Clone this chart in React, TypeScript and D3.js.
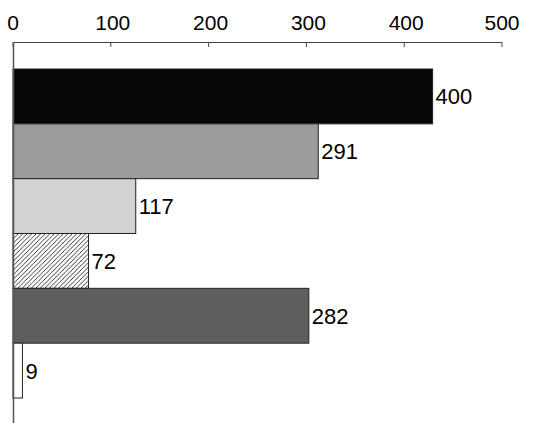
import React from "react";
import * as d3 from "d3";

const categories = ["A", "B", "C", "D", "E", "F"];
const values = [400, 291, 117, 72, 282, 9];
const tickValues = [0, 100, 200, 300, 400, 500];
const fills = ["#060606", "#9c9c9c", "#d2d2d2", "url(#pHatch)", "#5e5e5e", "#ffffff"];

const W = 559;
const H = 423;

export default function App() {
  const xAxis = d3.scaleLinear().domain([0, 500]).range([13, 502]);
  const xBar = d3.scaleLinear().domain([0, 500]).range([13, 537.5]);
  const y = d3.scaleBand<string>().domain(categories).range([69, 398]).padding(0);
  const font = "'Liberation Sans', Arial, Helvetica, sans-serif";

  return (
    <svg
      width={W}
      height={H}
      style={{ position: "absolute", left: 0, top: 0, background: "#fff" }}
    >
      <defs>
        <pattern id="pHatch" width="4.5" height="4.5" patternUnits="userSpaceOnUse">
          <rect width="4.5" height="4.5" fill="#fff" />
          <path d="M-1,1 L1,-1 M0,4.5 L4.5,0 M3.5,5.5 L5.5,3.5" stroke="#222" strokeWidth="0.9" />
        </pattern>
      </defs>

      {values.map((v, i) => {
        const c = categories[i];
        const y0 = y(c) as number;
        return (
          <rect
            key={c}
            x={xBar(0)}
            y={y0}
            width={xBar(v) - xBar(0)}
            height={y.bandwidth()}
            fill={fills[i]}
            stroke="#222"
            strokeWidth={1}
          />
        );
      })}

      {values.map((v, i) => {
        const c = categories[i];
        const cy = (y(c) as number) + y.bandwidth() / 2;
        return (
          <text
            key={"l" + c}
            x={xBar(v) + 3}
            y={cy}
            dy="0.36em"
            fontFamily={font}
            fontSize={22}
            fill="#000"
          >
            {v}
          </text>
        );
      })}

      <line x1={xAxis(0)} x2={xAxis(500)} y1={42.5} y2={42.5} stroke="#444" strokeWidth={1} />
      {tickValues.map((t) => (
        <g key={"t" + t}>
          <line x1={xAxis(t)} x2={xAxis(t)} y1={42.5} y2={47} stroke="#444" strokeWidth={1} />
          <text
            x={xAxis(t) + (t === 0 || t === 500 ? 0 : 2)}
            y={30}
            textAnchor="middle"
            fontFamily={font}
            fontSize={21}
            fill="#000"
          >
            {t}
          </text>
        </g>
      ))}

      <line x1={13.5} x2={13.5} y1={42} y2={H} stroke="#555" strokeWidth={1.5} />
    </svg>
  );
}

▶ [SHORT TASK]:
Every line from the top of the material above through the line with "const H = 423;" should be duplicated exactly, please; leave out the pictures.

▶ [RESULT OF THE TASK]:
Clone this chart in React, TypeScript and D3.js.
import React from "react";
import * as d3 from "d3";

const categories = ["A", "B", "C", "D", "E", "F"];
const values = [400, 291, 117, 72, 282, 9];
const tickValues = [0, 100, 200, 300, 400, 500];
const fills = ["#060606", "#9c9c9c", "#d2d2d2", "url(#pHatch)", "#5e5e5e", "#ffffff"];

const W = 559;
const H = 423;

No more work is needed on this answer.